Sparse model matrix functionality without the sparse matrix

While we all wait for tuples and sparse matrix support, I finally had a chance to think about non-language solutions to the problem of sparse model matrices and it turns out Stan has a pretty good one. Everything is wrapped up nicely here:

The motivating perspective is nicely described in a book by James Hodges and presents an awful lot of models as (mostly sparse) model matrices. Yey. In Stan you end up using these things as components for describing GLM’s quite a bit so it would be nice to have first class sparse matrix support but that’s … ongoing…

You can hack sparse matrices with ragged array… of course those are not in Stan either so you hack those too. There’s an example script in a little package demo that you can install with devtools::install_github("sakrejda/hierarchy") and run an example script:

script_file = system.file('quick-check/check-02.R', package = 'hierarchy')

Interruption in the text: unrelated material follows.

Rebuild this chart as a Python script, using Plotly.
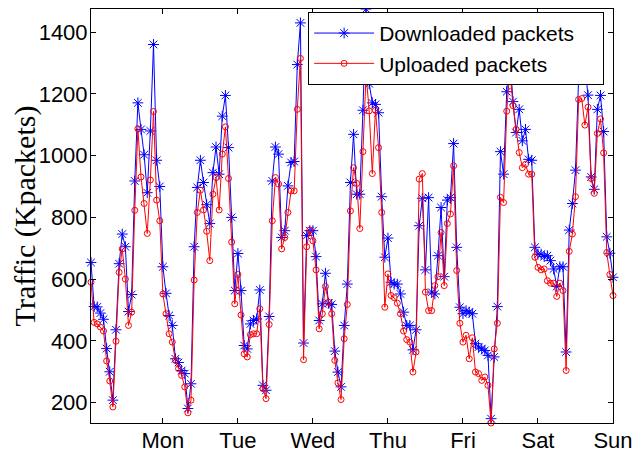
import plotly.graph_objects as go

# Hourly traffic over one week (Kpackets)
days = ["Mon", "Tue", "Wed", "Thu", "Fri", "Sat", "Sun"]
day_ticks = [24, 48, 72, 96, 120, 144, 168]
y_ticks = [200, 400, 600, 800, 1000, 1200, 1400]

down_sun = [654, 511, 510, 490, 470, 375, 300, 208, 436, 650, 746, 705, 495, 550, 918, 1171, 1085, 1003, 880, 1080, 1360, 985, 900]
down_mon = [640, 554, 482, 450, 342, 330, 304, 294, 181, 261, 705, 897, 985, 913, 841, 780, 945, 1028, 940, 1128, 1195, 1026, 800, 563, 683, 563, 385]
down_tue = [374, 455, 466, 471, 565, 256, 240, 479, 918, 1028, 1005, 735, 757, 902, 978, 981, 1295, 1430, 393, 741, 757, 757, 673]
down_wed = [466, 520, 619, 522, 518, 367, 299, 251, 450, 584, 913, 1069, 875, 875, 1147, 1475, 1233, 1171, 1166, 1139, 867, 671, 733, 590, 584]
down_thu = [584, 552, 493, 450, 450, 371, 436, 773, 862, 630, 864, 558, 552, 676, 832, 608, 856, 864, 1039, 703, 509, 488, 498, 493, 488]
down_fri = [391, 380, 374, 369, 353, 148, 348, 511, 1013, 940, 1207, 1330, 1175, 1075, 1150, 1048, 1085, 988, 985, 703, 681]
down_sat = [681, 673, 676, 660, 633, 576, 640, 640, 364, 759, 845, 953, 1250, 1300, 1290, 1196, 931, 891, 1150, 1195, 1078, 737, 684, 606]

up_sun = [590, 460, 455, 445, 432, 335, 270, 186, 399, 622, 698, 600, 450, 493, 823, 1087, 931, 845, 748, 921, 1143, 856, 789]
up_mon = [552, 488, 423, 396, 337, 310, 288, 251, 167, 208, 597, 816, 888, 824, 755, 660, 875, 929, 824, 1005, 1093, 926, 720, 520, 615, 484, 358]
up_tue = [348, 420, 423, 423, 504, 245, 213, 453, 789, 929, 908, 698, 735, 816, 886, 886, 1150, 1315, 339, 705, 759, 724, 630]
up_wed = [439, 488, 576, 525, 488, 337, 264, 210, 407, 518, 821, 961, 910, 764, 1013, 1263, 1145, 942, 1147, 1026, 816, 509, 617, 547, 540]
up_thu = [522, 488, 432, 404, 396, 299, 364, 924, 942, 558, 498, 498, 579, 608, 751, 579, 780, 811, 967, 628, 457, 396, 418, 342, 410]
up_fri = [299, 294, 272, 283, 256, 134, 374, 457, 865, 848, 1144, 1280, 1162, 1085, 1010, 961, 972, 940, 940, 671, 638]
up_sat = [630, 633, 595, 587, 587, 544, 587, 563, 304, 690, 746, 867, 1182, 1185, 1099, 1157, 926, 878, 1072, 1119, 1009, 686, 615, 547]

downloaded = down_sun + down_mon + down_tue + down_wed + down_thu + down_fri + down_sat
uploaded = up_sun + up_mon + up_tue + up_wed + up_thu + up_fri + up_sat
hours = list(range(1, len(downloaded) + 1))

fig = go.Figure()
fig.add_trace(go.Scatter(
    x=hours, y=downloaded, mode="lines+markers", name="Downloaded packets\u00a0\u00a0\u00a0\u00a0",
    line=dict(color="#0000FF", width=1),
    marker=dict(symbol="asterisk-open", size=9, color="#0000FF", line=dict(color="#0000FF", width=1)),
    cliponaxis=False,
))
fig.add_trace(go.Scatter(
    x=hours, y=uploaded, mode="lines+markers", name="Uploaded packets",
    line=dict(color="#FF0000", width=1),
    marker=dict(symbol="circle-open", size=6, color="#FF0000", line=dict(color="#FF0000", width=1)),
    cliponaxis=False,
))

axis_common = dict(
    showgrid=False, zeroline=False, showline=True, linecolor="black", linewidth=1,
    mirror="ticks", ticks="inside", ticklen=5, tickcolor="black", automargin=False,
    ticklabelstandoff=-2,
    tickfont=dict(family="Liberation Sans, Arial, sans-serif", size=22, color="black"),
)

# page body has an 8px margin, so the figure is sized to fit the 643x453 window
fig.update_layout(
    width=635, height=445,
    margin=dict(l=83, r=30, t=1, b=30, pad=0, autoexpand=False),
    paper_bgcolor="white", plot_bgcolor="white",
    xaxis=dict(range=[1, 168], tickvals=day_ticks, ticktext=days, **axis_common),
    yaxis=dict(range=[134, 1475], tickvals=y_ticks, **axis_common,
               title=dict(text="Traffic (Kpackets)", standoff=6,
                          font=dict(family="Liberation Serif, Times New Roman, serif", size=30, color="black"))),
    legend=dict(
        x=0.983, xanchor="right", y=0.993, yanchor="top",
        bgcolor="white", bordercolor="black", borderwidth=1,
        font=dict(family="Liberation Sans, Arial, sans-serif", size=21, color="black"),
        itemwidth=60, tracegroupgap=0,
    ),
    showlegend=True,
)

fig.write_html("out.html")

The upshot is that with a 10,000 x 200 matrix that’s about 2% non-zero you can easily write a linear model that’s twice as fast (and uses less memory) if you take

X * betas

and replace it with

for (i in 1:N)
  mu[i] = sum(X_vec[starts[i]:stops[i]] .* betas[NZE[starts[i]:stops[i]]]);

Where X_vec is the non-zero entries of X, NZE are the column-indices of the non-zero entries of X, and i is the row index. The starts/stops here are where the i'th row starts and stops in the dense vectors X_vec and NZE. This data stored here is similar to the CSR sparse matrix format.

In both cases here the X/X_vec can be either data, a parameter, or a transformed parameter. That means it can be used to construct measurement error models and other models where you need to have parameters as (some) entries of the X matrix.

The package I reference above is one I’m putting some tools like this in but the function used here is quite short:

#' Create a sparse list model matrix 
#' @param formula formula to use
#' @param data where to look up terms
#' @return list with Stan-friendly components
#' @export
flat_mm = function(formula = 1, data = NULL, ...) { 
  mm = Matrix::sparse.model.matrix(f, data, ...)
  nze = apply(mm, 1, function(x) which(x != 0))
  N = length(nze)
  stops = sapply(nze, length) %>% cumsum
  starts = c(1, stops[1:(N-1)] + 1)
  nze = unlist(nze)
  X_vec = apply(mm, 1, function(x) x[x != 0])
  mml = list(
    N = N, 
    P = ncol(mm),
    N_NZE = length(nze),
    NZE = nze,
    starts = starts, stops = stops,
    X_vec = unlist(X_vec)
  t = terms(formula)
  pos = attr(t, 'response')
  dn = all.vars(t)[pos]
  mml[[dn]] = data[[dn]]

The version of sparse matrix multiplication we have implemented (in C++, sigh) is slower than this Stan-language version (good job on that language design @Bob_Carpenter et al…!). Oops that I didn’t see this when I first coded the C++ version… it might make sense to replace that…


Hi! Probably I am missing something obvious, but how does this compare/relate to the sparse matrix stuff that is already in Stan? Specifically, csr_matrix_times_vector in Stan and rstan::extract_sparse_parts() in R?

It’s faster… It’s also nearly equivalent minus a copy and maybe less thorough consistency checking

One lesson I keep running into repeatedly in sparse matrix operations/algorithms is that there’s probably no single best format/solution that’s generally applicable, although the kludgy Stan functions we do currently have are very fixable (and probably worth a PR…).